Знает Августин, – знаем и мы сейчас, что значит родиться если не в конце мира, то в конце одного из миров, – в щели Истории, между двумя веками-зонами, двумя жерновами мелющими, – между тем, что еще не умерло, и тем, что еще не родилось, – двумя кругами той восходящей или нисходящей лестницы, которую мы называем «мировым развитием», «эволюцией»; что значит родиться перед «Нашествием варваров». Этим-то Августин и близок нам, ближе, может быть, всех святых, после Павла, жившего и умершего в еще более тесной щели между веками-зонами, перед еще более грозным Концом.
Близок нам Августин и другою мукою: он – такой же и тем же на смерть раненый или ранивший себя, как мы. «Вера, ищущая разума», по слову св. Фомы Аквинского, «противоположного близнеца» его и продолжателя, – вот общая рана, его и наша.
«Я не верил бы, если бы не думал (разумом не понимал), что надо верить», – скажет Фома Аквинский, и Августин мог бы сказать.
Поняли оба, или думают, что поняли, почему Господь не сказал: «истину почувствуете», а сказал: «познаете истину». Вера для них обоих есть пережитая сердцем истина разума. «Вера ни в чем не может противоречить разуму», – думает Фома, и Августин думает так же.

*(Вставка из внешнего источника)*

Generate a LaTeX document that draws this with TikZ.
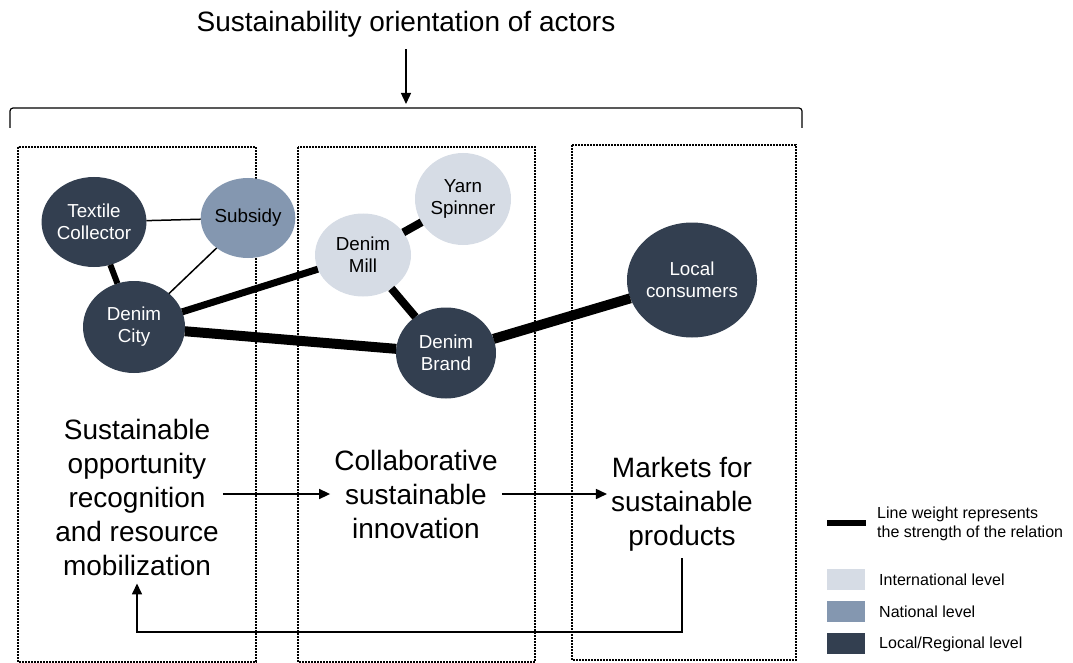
\documentclass[tikz,border=0pt]{standalone}
\usepackage{fontspec}
\setmainfont{Liberation Sans}
\usepackage{tkz-graph}
\usetikzlibrary{arrows.meta,shapes.geometric}

\definecolor{localblue}{HTML}{333F50}
\definecolor{natblue}{HTML}{8497B0}
\definecolor{intblue}{HTML}{D6DCE5}

\tikzset{
  actor/.style={shape=ellipse,draw=none,inner sep=0pt,align=center,
    font=\fontsize{18.8}{22}\selectfont},
  regional/.style={fill=localblue,text=white},
  national/.style={fill=natblue,text=black},
  international/.style={fill=intblue,text=black},
  phase/.style={align=center,inner sep=4pt,font=\fontsize{28}{34}\selectfont},
  phasebox/.style={draw,line width=1.6pt,dash pattern=on 1.6pt off 1.4pt},
  flow/.style={line width=1.6pt,-{Triangle[length=11pt,width=10pt]}},
  keytext/.style={align=left,inner sep=0pt,font=\fontsize{16}{19}\selectfont}
}

\begin{document}
\begin{tikzpicture}[x=1pt,y=-1pt]
  \useasboundingbox (0,0) rectangle (1073,663);
  \node[phase] (title) at (406,24) {Sustainability orientation of actors};
  \coordinate (brace) at (406,104);
  \draw[flow,line width=1.3pt] (title.south) ++(0,8) -- (brace);
  \draw[line width=1.2pt,rounded corners=3pt] (10,128) |- (802,108) -- (802,128);

  \draw[phasebox] (18,147) rectangle (256,662);
  \draw[phasebox] (298,147) rectangle (535,662);
  \draw[phasebox] (572,145) rectangle (796,660);

  \GraphInit[vstyle=Normal]
  \tikzset{VertexStyle/.style={actor},EdgeStyle/.style={draw,black}}
  \Vertex[x=94,y=222,L={Textile\\Collector},style={regional,minimum width=98pt,minimum height=90pt}]{TC}
  \Vertex[x=248,y=218,L={Subsidy},style={national,minimum width=88pt,minimum height=80pt}]{SUB}
  \Vertex[x=134,y=327,L={Denim\\City},style={regional,minimum width=102pt,minimum height=92pt}]{DC}
  \Vertex[x=363,y=255,L={Denim\\Mill},style={international,minimum width=96pt,minimum height=83pt}]{DM}
  \Vertex[x=463,y=199,L={Yarn\\Spinner},style={international,minimum width=96pt,minimum height=92pt}]{YS}
  \Vertex[x=446,y=353,L={Denim\\Brand},style={regional,minimum width=100pt,minimum height=91pt}]{DB}
  \Vertex[x=692,y=280,L={Local\\consumers},style={regional,minimum width=124pt,minimum height=115pt}]{LC}
  \Edge[style={line width=1.5pt}](TC)(SUB)
  \Edge[style={line width=1.5pt}](SUB)(DC)
  \Edge[style={line width=6pt}](TC)(DC)
  \Edge[style={line width=7pt}](DC)(DM)
  \Edge[style={line width=10pt}](DC)(DB)
  \Edge[style={line width=8pt}](DM)(YS)
  \Edge[style={line width=8pt}](DM)(DB)
  \Edge[style={line width=10pt}](DB)(LC)

  \node[phase] (recog) at (137,497) {Sustainable\\opportunity\\recognition\\and resource\\mobilization};
  \node[phase] (innov) at (416,494) {Collaborative\\sustainable\\innovation};
  \node[phase] (market) at (682,504) {Markets for\\sustainable\\products};
  \draw[flow] (recog.east |- innov) -- (innov.west);
  \draw[flow] (innov.east) -- (innov.east -| market.west);
  \coordinate (back) at (682,632);
  \draw[flow,shorten <=3pt,shorten >=4pt] (market.south) -- (back) -| (recog.south);

  \draw[line width=6pt] (827,523) -- (866,523);
  \node[keytext,anchor=west] (keyline) at (877,524) {Line weight represents\\the strength of the relation};
  \foreach \c/\t [count=\i from 0] in {intblue/International level,natblue/National level,localblue/{Local/Regional level}}{
    \fill[\c] (827,569+32*\i) rectangle (865,590+32*\i);
    \node[keytext,anchor=west] (key\i) at (879,580+32*\i) {\t};
  }
\end{tikzpicture}
\end{document}
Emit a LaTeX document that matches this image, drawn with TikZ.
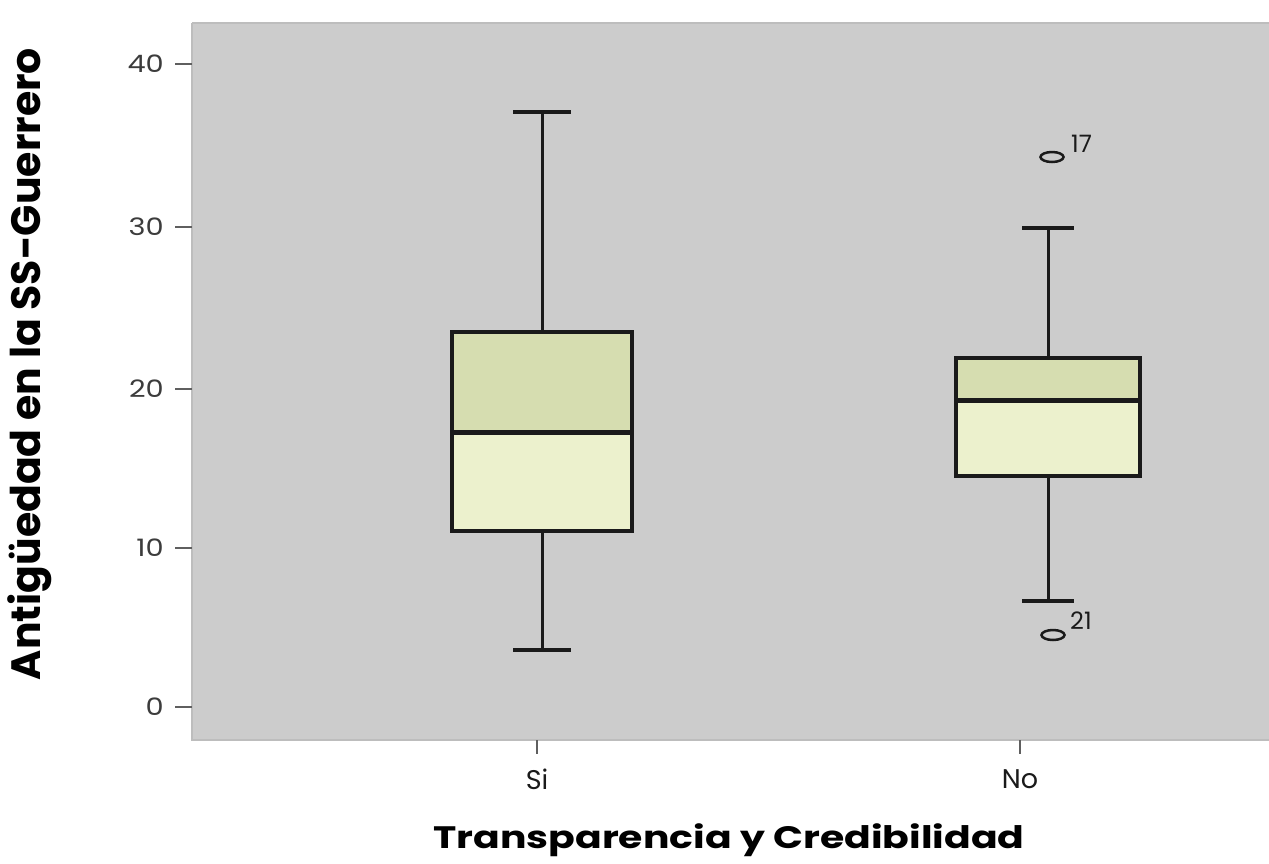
\documentclass[tikz,border=0pt]{standalone}
\usepackage{fontspec}
\usetikzlibrary{shapes.geometric}
\setmainfont{Poppins}
\definecolor{plotbg}{HTML}{CCCCCC}
\definecolor{frame}{HTML}{BDBDBD}
\definecolor{upperfill}{HTML}{D6DDB0}
\definecolor{lowerfill}{HTML}{ECF1CD}
\definecolor{ink}{HTML}{1A1A1A}
\begin{document}
\begin{tikzpicture}[x=1pt,y=-1pt,
  boxline/.style={draw=ink,line width=4pt},
  whisk/.style={draw=ink,line width=3pt},
  capline/.style={draw=ink,line width=4pt},
  outl/.style={draw=ink,line width=2.5pt,ellipse,minimum width=23pt,minimum height=10pt,inner sep=0pt},
  ticklab/.style={font=\fontsize{24}{26}\selectfont,text=ink!85,xscale=1.2},
  catlab/.style={font=\fontsize{27}{29}\selectfont,text=ink},
  outlab/.style={font=\fontsize{24}{25}\selectfont,text=ink,anchor=south west,inner sep=0pt},
  axtitle/.style={font=\fontsize{31}{33}\selectfont\bfseries,text=black}]
\useasboundingbox (0,0) rectangle (1269,863);
\fill[white] (0,0) rectangle (1269,863);
% plot area
\fill[plotbg] (192,23) rectangle (1269,740);
\draw[frame,line width=2pt] (192,23) -- (1269,23);
\draw[frame,line width=2pt] (192,23) -- (192,740) -- (1269,740);
% y ticks
\foreach \v/\y in {40/64,30/227,20/389,10/548,0/707}{
  \draw[ink!70,line width=1.5pt] (175,\y) -- (192,\y);
  \node[ticklab,anchor=east] (yt\v) at (168,\y) {\v};
}
% x ticks
\draw[ink!70,line width=1.5pt] (537,740) -- (537,754);
\draw[ink!70,line width=1.5pt] (1020,740) -- (1020,754);
\node[catlab] (cSi) at (537,779) {Si};
\node[catlab] (cNo) at (1020,779) {No};
% axis titles
\node[axtitle,xscale=1.27] (xtitle) at (729,840) {Transparencia y Credibilidad};
\node[axtitle,font=\fontsize{41}{43}\selectfont\bfseries,rotate=90] (ytitle) at (30,364) {Antigüedad en la SS-Guerrero};
% box Si
\coordinate (siTop) at (542,112);
\coordinate (siBot) at (542,650);
\coordinate (siQ3) at (542,332);
\coordinate (siQ1) at (542,531);
\draw[whisk] (siTop) -- (siQ3);
\draw[whisk] (siQ1) -- (siBot);
\draw[capline] (513,112) -- (571,112);
\draw[capline] (513,650) -- (571,650);
\fill[upperfill] (452,332) rectangle (632,432);
\fill[lowerfill] (452,432) rectangle (632,531);
\draw[boxline] (452,332) rectangle (632,531);
\draw[boxline,line width=5pt] (452,432) -- (632,432);
% box No
\coordinate (noTop) at (1048,228);
\coordinate (noBot) at (1048,601);
\coordinate (noQ3) at (1048,358);
\coordinate (noQ1) at (1048,476);
\draw[whisk] (noTop) -- (noQ3);
\draw[whisk] (noQ1) -- (noBot);
\draw[capline] (1022,228) -- (1074,228);
\draw[capline] (1022,601) -- (1074,601);
\fill[upperfill] (956,358) rectangle (1140,400);
\fill[lowerfill] (956,400) rectangle (1140,476);
\draw[boxline] (956,358) rectangle (1140,476);
\draw[boxline,line width=5pt] (956,400) -- (1140,400);
% outliers
\node[outl] (o17) at (1052,157) {};
\node[outlab] (l17) at (1071,153) {17};
\node[outl] (o21) at (1053,635) {};
\node[outlab] (l21) at (1070,630) {21};
\end{tikzpicture}
\end{document}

Но вот, ранен; боль от раны чувствует всегда, но долго не знает, чем ранен, а когда наконец узнает – им же самим отточенным, но не им направленным против веры лезвием разума, то ужаснется так, что никому об этом не скажет, даже себе; но по тому, как он об этом молчит, или чтó говорит около этого, можно догадаться, что это именно так.
Веру найти «ищущим разумом», разрешить между ними все противоречия кажется ему сначала легко. «Сделай, Отец, чтоб я Тебя искал»; не говорит: «нашел», потому что не сомневается, что разум найдет веру. «Я мог бы скорее усомниться в том, что я есмь, нежели в том, что истина (в Боге) постигаема разумом». Этим начинаются все его поиски веры и этим кончаются: «Пойми, чтобы верить, и верь, чтобы понять».
«Разум крепко люби», – завещает он молодому другу и ученику. «Отроки мы были разумнейшие, intelligentissimi, удивительные первопричин искатели», – вспоминает с умилением свою собственную языческую молодость. «Бог не может ненавидеть разум, который дарует нам, вместе с жизнью, и который так возвышает нас над животными».